🤖 AI Summary
This study addresses the challenge of limited observability in multi-agent supply chains, where firms are reluctant to share information due to data privacy concerns, thereby hindering efficient coordination. To overcome this, the authors propose a flexible information-sharing mechanism that enables factory agents to dynamically choose among truthful, deceptive, or mixed strategies when disclosing downstream demand information. Within a multi-agent reinforcement learning framework, they model the environment as a partially observable Markov decision process and incorporate cooperative reward shaping to optimize system-wide performance. Experimental results demonstrate that under low-demand conditions, truthful sharing significantly improves payoffs for all participants, whereas in high-demand scenarios, deceptive strategies yield only marginal gains in total system profit but offer greater individual benefits to factories. This approach transcends the conventional dichotomy of full observability versus complete independence, offering a novel paradigm for partially observable multi-agent systems.
📝 Abstract
Modern supply networks are complex interconnected systems. Multi-agent models are increasingly explored to optimise their performance. Most research assumes agents will have full observability of the system by having a single policy represent the agents, which seems unrealistic as this requires companies to share their data.
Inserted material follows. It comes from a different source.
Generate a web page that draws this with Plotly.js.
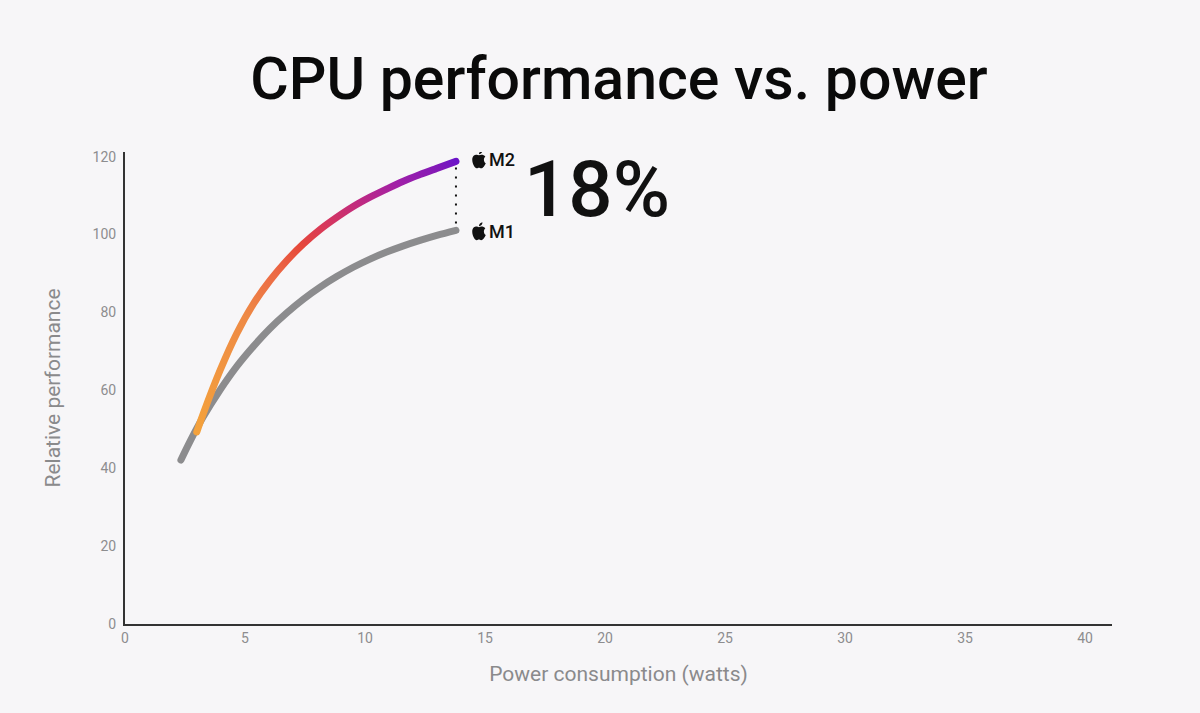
<!DOCTYPE html>
<html>
<head>
<meta charset="utf-8">
<script src="https://cdn.plot.ly/plotly-3.0.1.min.js"></script>
<style>
  html, body { margin: 0; padding: 0; background: #f7f6f8; }
  #chart { width: 1200px; height: 713px; }
</style>
</head>
<body>
<div id="chart"></div>
<script>
// ---- data ----
const power_M1 = [2.33, 2.71, 3.26, 3.96, 4.65, 5.35, 6.04, 6.74, 7.43, 8.13, 8.82, 9.51, 10.21, 10.90, 11.60, 12.29, 12.99, 13.79];
const perf_M1  = [42.1, 46.9, 53.2, 60.1, 66.1, 71.3, 75.9, 79.9, 83.4, 86.5, 89.2, 91.6, 93.7, 95.5, 97.1, 98.5, 99.8, 101.1];
const power_M2 = [2.99, 3.26, 3.96, 4.65, 5.35, 6.04, 6.74, 7.43, 8.13, 8.82, 9.51, 10.21, 10.90, 11.60, 12.29, 12.99, 13.79];
const perf_M2  = [49.3, 54.0, 65.1, 74.5, 82.2, 88.2, 93.3, 97.6, 101.3, 104.4, 107.2, 109.6, 111.7, 113.7, 115.4, 117.0, 118.8];
const chipLabels = ["M1", "M2"];
const gainLabel = "18%";
const xTicks = [0, 5, 10, 15, 20, 25, 30, 35, 40];
const yTicks = [0, 20, 40, 60, 80, 100, 120];

// ---- styling ----
const gradStops = [
  ["0%",   "#f4a23c"],
  ["31%",  "#ee8a45"],
  ["45%",  "#ec6a45"],
  ["55%",  "#e6483a"],
  ["63%",  "#d8385a"],
  ["74%",  "#c02a80"],
  ["85%",  "#a020a8"],
  ["96%",  "#8018b8"],
  ["100%", "#6c14c8"]
];
const LW = 7;
const GRAY = "#8c8c8e";
const FONT = "Roboto, 'Open Sans', sans-serif";

const traces = [
  {
    name: "M1", x: power_M1, y: perf_M1, type: "scatter", mode: "lines",
    line: { color: GRAY, width: LW, shape: "spline", smoothing: 1 },
    hoverinfo: "skip", showlegend: false
  },
  {
    name: "M2", x: power_M2, y: perf_M2, type: "scatter", mode: "lines",
    line: { color: "#e6483a", width: LW, shape: "spline", smoothing: 1 },
    hoverinfo: "skip", showlegend: false
  }
];

const lastX = power_M2[power_M2.length - 1];
const m1End = perf_M1[perf_M1.length - 1];
const m2End = perf_M2[perf_M2.length - 1];

// Apple logo outline (svg-like units, y down), converted to pixel path (y up)
function applePath(scale, dx, dy) {
  const body = [
    ["M", 7, 4.5],
    ["C", 5.5, 3.6, 1, 3.4, 1, 8.6],
    ["C", 1, 12.2, 3.4, 16.2, 5, 16.2],
    ["C", 6, 16.2, 6.3, 15.6, 7, 15.6],
    ["C", 7.7, 15.6, 8, 16.2, 9, 16.2],
    ["C", 10.5, 16.2, 12.3, 13.6, 13.1, 11.6],
    ["C", 11.1, 10.6, 10.8, 7.0, 12.7, 5.8],
    ["C", 11.5, 4.0, 9.0, 3.6, 7, 4.5],
    ["Z"],
    ["M", 7.0, 3.7],
    ["C", 7.0, 2.0, 8.5, 0.4, 10.1, 0.2],
    ["C", 10.3, 1.9, 8.8, 3.6, 7.0, 3.7],
    ["Z"]
  ];
  const cx = 7, cy = 8.2;
  return body.map(seg => {
    if (seg[0] === "Z") return "Z";
    const pts = [];
    for (let k = 1; k < seg.length; k += 2) {
      pts.push(((seg[k] - cx) * scale + dx).toFixed(2) + "," + ((cy - seg[k + 1]) * scale + dy).toFixed(2));
    }
    return seg[0] + pts.join(" ");
  }).join(" ");
}

const shapes = [
  {
    type: "line", xref: "x", yref: "y",
    x0: lastX, x1: lastX, y0: m2End - 1.6, y1: m1End + 1.6,
    line: { color: "#111111", width: 2, dash: "2px,7px" }
  },
  {
    type: "path", xref: "x", yref: "y", xsizemode: "pixel", ysizemode: "pixel",
    xanchor: lastX, yanchor: m2End,
    path: applePath(1.12, 23, 2),
    fillcolor: "#111111", line: { width: 0 }
  },
  {
    type: "path", xref: "x", yref: "y", xsizemode: "pixel", ysizemode: "pixel",
    xanchor: lastX, yanchor: m1End,
    path: applePath(1.12, 23, -1),
    fillcolor: "#111111", line: { width: 0 }
  }
];

const annotations = [
  {
    xref: "x", yref: "y", x: lastX, y: m2End, xshift: 31, yshift: 2,
    xanchor: "left", yanchor: "middle", showarrow: false,
    text: chipLabels[1], font: { family: FONT, size: 18, color: "#111111", weight: 500 }
  },
  {
    xref: "x", yref: "y", x: lastX, y: m1End, xshift: 31, yshift: -1,
    xanchor: "left", yanchor: "middle", showarrow: false,
    text: chipLabels[0], font: { family: FONT, size: 18, color: "#111111", weight: 500 }
  },
  {
    xref: "x", yref: "y", x: lastX, y: (m1End + m2End) / 2, xshift: 66, yshift: 6,
    xanchor: "left", yanchor: "middle", showarrow: false,
    text: gainLabel, font: { family: FONT, size: 78, color: "#111111", weight: 500 }
  }
];

const layout = {
  width: 1200, height: 713,
  paper_bgcolor: "#f7f6f8", plot_bgcolor: "#f7f6f8",
  margin: { l: 125, r: 88, t: 152, b: 89 },
  showlegend: false,
  title: {
    text: "CPU performance vs. power",
    font: { family: FONT, size: 59, color: "#0a0a0a", weight: 500 },
    x: 0.5158, xanchor: "center", xref: "container",
    y: 1 - 78 / 713, yanchor: "middle", yref: "container"
  },
  xaxis: {
    range: [0, 41.125], tickvals: xTicks, ticktext: xTicks.map(String),
    showline: true, linecolor: "#333333", linewidth: 2,
    showgrid: false, zeroline: false, ticks: "",
    tickfont: { family: FONT, size: 14, color: "#8d8d8f" },
    title: { text: "Power consumption (watts)", font: { family: FONT, size: 21, color: "#8a8a8c" }, standoff: 22 },
    fixedrange: true
  },
  yaxis: {
    range: [0, 121.2], tickvals: yTicks, ticktext: yTicks.map(String),
    showline: true, linecolor: "#333333", linewidth: 2,
    showgrid: false, zeroline: false, ticks: "", ticklabelstandoff: 4,
    tickfont: { family: FONT, size: 14, color: "#8d8d8f" },
    title: { text: "Relative performance", font: { family: FONT, size: 21, color: "#8a8a8c" }, standoff: 26 },
    fixedrange: true
  },
  shapes: shapes,
  annotations: annotations
};

Plotly.newPlot("chart", traces, layout, { displayModeBar: false, staticPlot: true }).then(gd => {
  // give the M2 line (drawn by Plotly) a gradient stroke along its length
  const svg = gd.querySelector(".main-svg");
  const ns = "http://www.w3.org/2000/svg";
  let defs = svg.querySelector("defs");
  if (!defs) { defs = document.createElementNS(ns, "defs"); svg.insertBefore(defs, svg.firstChild); }
  const xa = gd._fullLayout.xaxis, ya = gd._fullLayout.yaxis;
  const g = document.createElementNS(ns, "linearGradient");
  g.setAttribute("id", "m2grad");
  g.setAttribute("gradientUnits", "userSpaceOnUse");
  g.setAttribute("x1", xa.l2p(power_M2[0]));
  g.setAttribute("y1", ya.l2p(perf_M2[0]));
  g.setAttribute("x2", xa.l2p(lastX));
  g.setAttribute("y2", ya.l2p(m2End));
  gradStops.forEach(([o, c]) => {
    const s = document.createElementNS(ns, "stop");
    s.setAttribute("offset", o); s.setAttribute("stop-color", c);
    g.appendChild(s);
  });
  defs.appendChild(g);
  const lines = gd.querySelectorAll(".scatterlayer .trace");
  const path = lines[1].querySelector("path.js-line");
  if (path) {
    path.style.stroke = "url(#m2grad)";
    path.style.strokeLinecap = "round";
  }
  const p1 = lines[0].querySelector("path.js-line");
  if (p1) p1.style.strokeLinecap = "round";
});
</script>
</body>
</html>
The alternative is to develop a Hidden-Markov Process with separate policies, making the problem challenging to solve. In this paper, we propose a multi-agent system where the factory agent can share information downstream, increasing the observability of the environment. It can choose to share no information, lie, tell the truth or combine these in a mixed strategy. The results show that data sharing can boost the performance, especially when combined with a cooperative reward shaping. In the high demand scenario there is limited ability to change the strategy and therefore no data sharing approach benefits both agents. However, lying benefits the factory enough for an overall system improvement, although only by a relatively small amount compared to the overall reward. In the low demand scenario, the most successful data sharing is telling the truth which benefits all actors significantly.